I had one client who purchased six kicks from me, so by the end of recess he owed me a total of six cents. He promised to pay me back the next day and I agreed, under one stipulation: every day he failed to pay me back, the amount he owed me would double. That, I figured, would incentivize him to pay me my dues in a timely manner. I wasn't old enough to understand what usury was, and besides, it didn't even matter, because he was just going to pay me back tomorrow.
Then, all of a sudden, it was tomorrow, and the unthinkable had happened: a 5th grader forgot to bring some random thing to school. But it was no big deal, I reassured him, just bring 12 cents tomorrow and we'll be square. And wouldn't you know it... he forgot yet again. Alright, I told him with a shrug, guess it's 24 cent's tomorrow - and if you don't mind, let's round it up to a quarter, just to make it easier to keep track of.
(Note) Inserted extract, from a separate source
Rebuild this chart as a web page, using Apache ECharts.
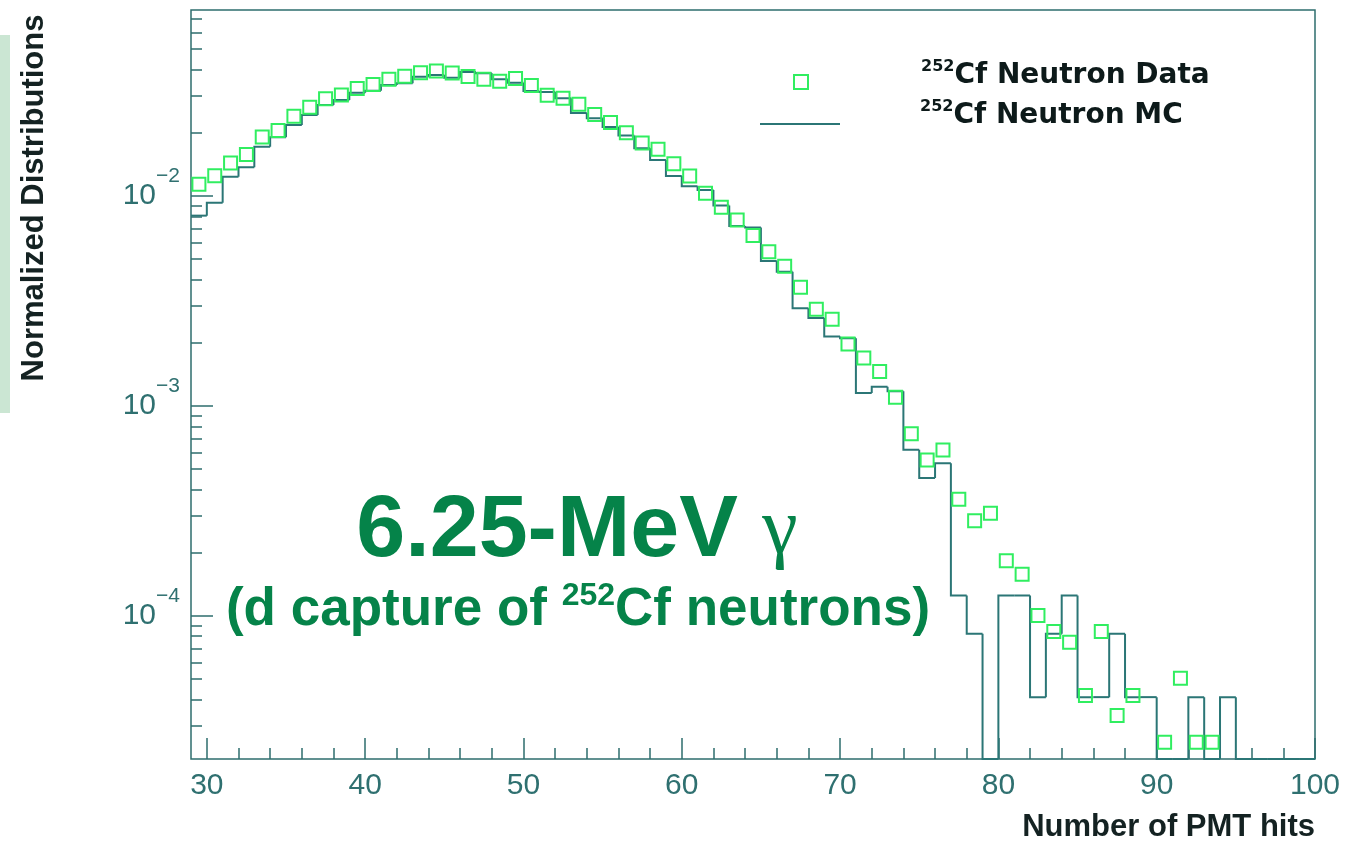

He nodded his head and said that made sense. 11 years old, and I was already a menace to society.
Over the next week, I kept reminding him what he owed me every day, but he just kept forgetting. I was especially insistent that he get me the money on Friday, because the money would double on saturday and sunday as well, and he wouldn't even have a chance to pay me back! I had absolutely no concept of "business days", no morals, and no mercy. When the amount he owed me broke five bucks, I started seeing green - it was a lot of money for a kit. But alas, it all had to come to an end. He finally brought in fifteen bucks to school one day that he's swiped from his dad's desk. I'd started feeling kinda bad for him, so I didn't mention that he actually owed me sixteen bucks that day, and that the remaining dollar he owed would also start doubling... after all, I wasn't a complete monster.
I was proud of that fifteen bucks, though. So proud, that I waved it in my parents' faces when I got home, and enthusiastically explained to them how I'd earned it. They listened to the entire story with horrified looks on their faces, and promptly made me return the money. Several years later, when I was old enough to take algebra, I understood why:
If you're buying a house, you'll end up paying 5 to 10 percent interest on a mortgage payment. That's considered fair.
Credit card debt can be over 20 percent interest. That's considered borderline predatory.
But what I'd attempted to do was astronomically worse.
If the amount that somebody owes you doubles once per year, that's 100 percent interest - absolutely ridiculous. That's the kind of interest rate you charge somebody when you have their family locked up in a cellar.
But my loans were set to double once per day. If my math is right, the annual interest rate I was charging my classmate would be 100 * (1 + 2^364).
Two to the 364th power is... big. It's not millions, or billions, or octillions... It's a number so big that the english language does not have a word for it. In conclusion, it's a good thing that banks aren't run by 5th graders.